RE: RE: RE: RE: RE: RE: Financings My friend, I think you have another thing coming if you believe that the market dictates terms to a company in anything more than the short term. Over the long term, it is all about fundamentals. I don’t know why I need to keep explaining this, but the 100% ownership model is key. If they hit on anything or have good numbers in the coming quarterlies—the market “recognizes” this quickly because the company has 100%, not fractional ownership.
Skip the Coca Cola analogy and think Oil. If they hit on a new target that could offer up 10+M barrels, the market sees they own 100% of it, and the Sask government royalty is only 3%, netting out 97%, so the sudden value realization is about to the share price is much more drastic and in such a case there will be huge volume. This is what happened on just one hole last year, when the stock went from around .50 cents to well over $2.30! Forget about average trading volumes. For nearly 3 months last year, this was the most watched stock on the exchange, and it had many days of millions of shares changing hands. The same thing will happen again when any significant good news is delivered to market. The business model is the key influencer of the share price. Not what any of us type on Stockhouse.
That is the whole point of 100% ownership and the key point you seem to be missing. If you compare ARW’s low-risk model (a fine story in its own right) if they hit on 10+M barrels, they net out 25% after JV and royalties. Not the same! And since POP has not ever printed paper at a discount to market, and has put very few warrants on the market, with very tight terms, it is EASY to blast through it all on just one good discovery, or for that matter, production surprises to the upside, published in the quarterlies? Have you also considered that POP has up to 20 million in marketable shares of GoldStrike within the treasury? GSR is the best up-and-coming company in the Yukon. What if they hit?
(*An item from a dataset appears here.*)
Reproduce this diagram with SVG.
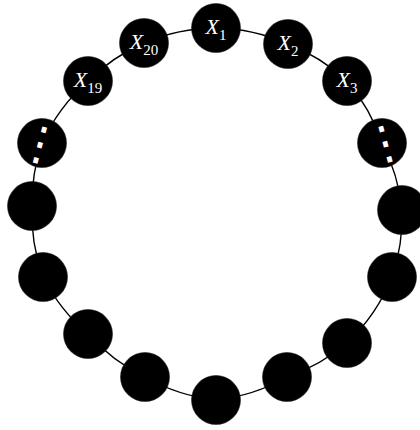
<svg xmlns="http://www.w3.org/2000/svg" width="420" height="430" viewBox="0 0 420 430">
<style>
.node{fill:#000;stroke:#222;stroke-width:0.6}
.edge{fill:none;stroke:#000;stroke-width:1.4}
.lbl{fill:#fff;font-family:"Liberation Serif",serif;font-size:22px;font-style:italic;text-anchor:middle}
.sub{font-size:15px;font-style:normal}
.dots{fill:#fff;font-family:"Noto Sans CJK SC",sans-serif;font-size:46px;text-anchor:middle}
</style>
<rect width="420" height="430" fill="#fff"/>
<g id="connectors">
<path class="edge" d="M216,28 A186,186 0 0 1 288,44 A186,186 0 0 1 347,81 A186,186 0 0 1 382,143 A186,186 0 0 1 402,210 A186,186 0 0 1 392,277 A186,186 0 0 1 347,343 A186,186 0 0 1 287,377 A186,186 0 0 1 216,400 A186,186 0 0 1 145,377 A186,186 0 0 1 88,334 A186,186 0 0 1 43,277 A186,186 0 0 1 32,206 A186,186 0 0 1 42,143 A186,186 0 0 1 88,81 A186,186 0 0 1 144,43 A186,186 0 0 1 216,28 Z"/>
</g>
<g id="n1"><circle class="node" cx="216" cy="28" r="24.5"/><text class="lbl" x="216" y="34">X<tspan class="sub" dy="6">1</tspan></text></g>
<g id="n2"><circle class="node" cx="288" cy="44" r="24.5"/><text class="lbl" x="288" y="50">X<tspan class="sub" dy="6">2</tspan></text></g>
<g id="n3"><circle class="node" cx="347" cy="81" r="24.5"/><text class="lbl" x="347" y="87">X<tspan class="sub" dy="6">3</tspan></text></g>
<g id="n4"><circle class="node" cx="382" cy="143" r="24.5"/><text class="dots" x="0" y="15" transform="translate(385,144) rotate(-15)">⋮</text></g>
<g id="n5"><circle class="node" cx="402" cy="210" r="24.5"/></g>
<g id="n6"><circle class="node" cx="392" cy="277" r="24.5"/></g>
<g id="n7"><circle class="node" cx="347" cy="343" r="24.5"/></g>
<g id="n8"><circle class="node" cx="287" cy="377" r="24.5"/></g>
<g id="n9"><circle class="node" cx="216" cy="400" r="24.5"/></g>
<g id="n10"><circle class="node" cx="145" cy="377" r="24.5"/></g>
<g id="n11"><circle class="node" cx="88" cy="334" r="24.5"/></g>
<g id="n12"><circle class="node" cx="43" cy="277" r="24.5"/></g>
<g id="n13"><circle class="node" cx="32" cy="206" r="24.5"/></g>
<g id="n14"><circle class="node" cx="42" cy="143" r="24.5"/><text class="dots" x="0" y="15" transform="translate(40,144) rotate(15)">⋮</text></g>
<g id="n15"><circle class="node" cx="88" cy="81" r="24.5"/><text class="lbl" x="88" y="87">X<tspan class="sub" dy="6">19</tspan></text></g>
<g id="n16"><circle class="node" cx="144" cy="43" r="24.5"/><text class="lbl" x="144" y="49">X<tspan class="sub" dy="6">20</tspan></text></g>
</svg>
Have you considered what that would do for POP’s cash position and market valuation? Now do you get what I mean?
The original post you replied to was “goodbye to the 50s” and we certainly have said goodbye to them. Next, you questioned how POP could get to the 70s or higher, and it has been explained to you ad nauseum—and we are already getting close to testing .70! No one is suggesting that a PP close will drive the share price to the moon, so please don’t bring that in either. So I hope it is clear now, no more red herrings and distractions—the material facts of the business and how the shares are structured will enable POP to blast through to new levels as soon as there is new and significantly positive material change. Don’t take my word for it. Go over the press releases and market action of last year and see for yourself.